4. Gelet op de uit genoemd faxbericht blijkende bekendheid van de raadsvrouw met het tijdstip van de behandeling van de zaak in hoger beroep, behoefde het Hof - anders dan het middel wil - in de afwezigheid van de raadsvrouw ter terechtzitting geen aanleiding te zien de behandeling van de zaak aan te houden teneinde de raadsvrouw in de gelegenheid te stellen alsnog de verdediging te voeren.(1) Dat een afschrift van de dagvaarding kennelijk eerst op de dag van de terechtzitting aan de raadsvrouw is verstrekt doet aan haar uit het schrijven van 16 augustus 2007 blijkende bekendheid met dag en uur van de terechtzitting niet af.
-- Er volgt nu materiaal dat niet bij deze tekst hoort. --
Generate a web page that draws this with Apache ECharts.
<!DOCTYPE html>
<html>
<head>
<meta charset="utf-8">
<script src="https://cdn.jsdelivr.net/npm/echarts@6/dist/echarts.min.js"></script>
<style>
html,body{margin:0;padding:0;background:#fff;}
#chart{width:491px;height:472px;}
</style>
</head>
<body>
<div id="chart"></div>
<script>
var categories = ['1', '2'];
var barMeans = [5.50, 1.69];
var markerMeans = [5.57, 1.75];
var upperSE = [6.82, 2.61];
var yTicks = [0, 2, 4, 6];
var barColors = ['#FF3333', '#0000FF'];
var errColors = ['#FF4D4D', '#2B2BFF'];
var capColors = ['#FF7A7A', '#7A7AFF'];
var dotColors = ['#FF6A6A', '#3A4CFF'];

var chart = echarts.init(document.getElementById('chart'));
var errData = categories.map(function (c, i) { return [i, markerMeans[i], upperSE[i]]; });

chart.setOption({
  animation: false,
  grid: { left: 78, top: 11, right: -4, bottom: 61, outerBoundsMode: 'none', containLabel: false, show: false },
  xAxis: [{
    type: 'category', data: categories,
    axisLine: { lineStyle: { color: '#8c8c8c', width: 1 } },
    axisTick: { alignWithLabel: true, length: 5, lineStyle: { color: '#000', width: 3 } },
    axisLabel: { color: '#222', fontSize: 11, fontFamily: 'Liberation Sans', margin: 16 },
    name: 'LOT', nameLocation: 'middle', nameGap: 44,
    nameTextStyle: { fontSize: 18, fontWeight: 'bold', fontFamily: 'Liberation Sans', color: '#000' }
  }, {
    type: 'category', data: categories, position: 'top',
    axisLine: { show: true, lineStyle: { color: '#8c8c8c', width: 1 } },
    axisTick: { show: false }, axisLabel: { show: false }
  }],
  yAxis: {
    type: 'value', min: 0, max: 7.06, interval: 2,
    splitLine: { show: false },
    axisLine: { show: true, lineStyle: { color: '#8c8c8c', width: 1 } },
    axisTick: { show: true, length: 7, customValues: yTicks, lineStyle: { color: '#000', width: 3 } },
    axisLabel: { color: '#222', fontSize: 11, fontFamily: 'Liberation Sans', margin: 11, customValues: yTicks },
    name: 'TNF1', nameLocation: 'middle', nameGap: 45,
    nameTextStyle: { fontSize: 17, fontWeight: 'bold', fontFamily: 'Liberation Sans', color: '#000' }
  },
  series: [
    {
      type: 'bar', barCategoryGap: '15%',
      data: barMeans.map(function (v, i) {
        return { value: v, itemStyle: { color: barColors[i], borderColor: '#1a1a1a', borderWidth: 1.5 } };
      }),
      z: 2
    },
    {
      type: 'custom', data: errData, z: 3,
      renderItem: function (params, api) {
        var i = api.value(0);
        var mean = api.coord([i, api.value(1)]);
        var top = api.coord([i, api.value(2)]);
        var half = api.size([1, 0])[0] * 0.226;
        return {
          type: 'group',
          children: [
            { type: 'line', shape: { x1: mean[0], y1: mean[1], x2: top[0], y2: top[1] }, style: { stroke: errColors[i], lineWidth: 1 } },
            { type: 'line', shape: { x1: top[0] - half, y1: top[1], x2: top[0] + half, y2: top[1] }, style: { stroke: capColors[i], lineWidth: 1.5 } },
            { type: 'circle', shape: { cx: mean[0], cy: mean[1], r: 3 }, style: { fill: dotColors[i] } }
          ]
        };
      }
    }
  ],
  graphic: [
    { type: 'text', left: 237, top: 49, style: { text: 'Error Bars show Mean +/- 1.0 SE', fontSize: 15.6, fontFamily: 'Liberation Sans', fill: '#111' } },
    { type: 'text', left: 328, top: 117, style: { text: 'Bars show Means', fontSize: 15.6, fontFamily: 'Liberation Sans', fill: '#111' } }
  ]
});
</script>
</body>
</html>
5. Het eerste middel faalt.
Het tweede middel
6. Het tweede middel faalt, gelet op HR 3 juli 2007, LJN BA3128.(2)
7. Beide middelen falen en kunnen worden afgedaan met de in art. 81 RO bedoelde motivering.
8. Gronden waarop de Hoge Raad gebruik zou moeten maken van zijn bevoegdheid de bestreden uitspraak ambtshalve te vernietigen heb ik niet aangetroffen. Deze conclusie strekt tot verwerping van het beroep.
De Procureur-Generaal
bij de Hoge Raad der Nederlanden
AG
1 Vgl. HR 8 september 1998, NJ 1998, 905 en HR 9 december 2003, LJN AM0201, NJ 2004, 133.
2 Zie ook HR 4 december 2007, LJN BB7122.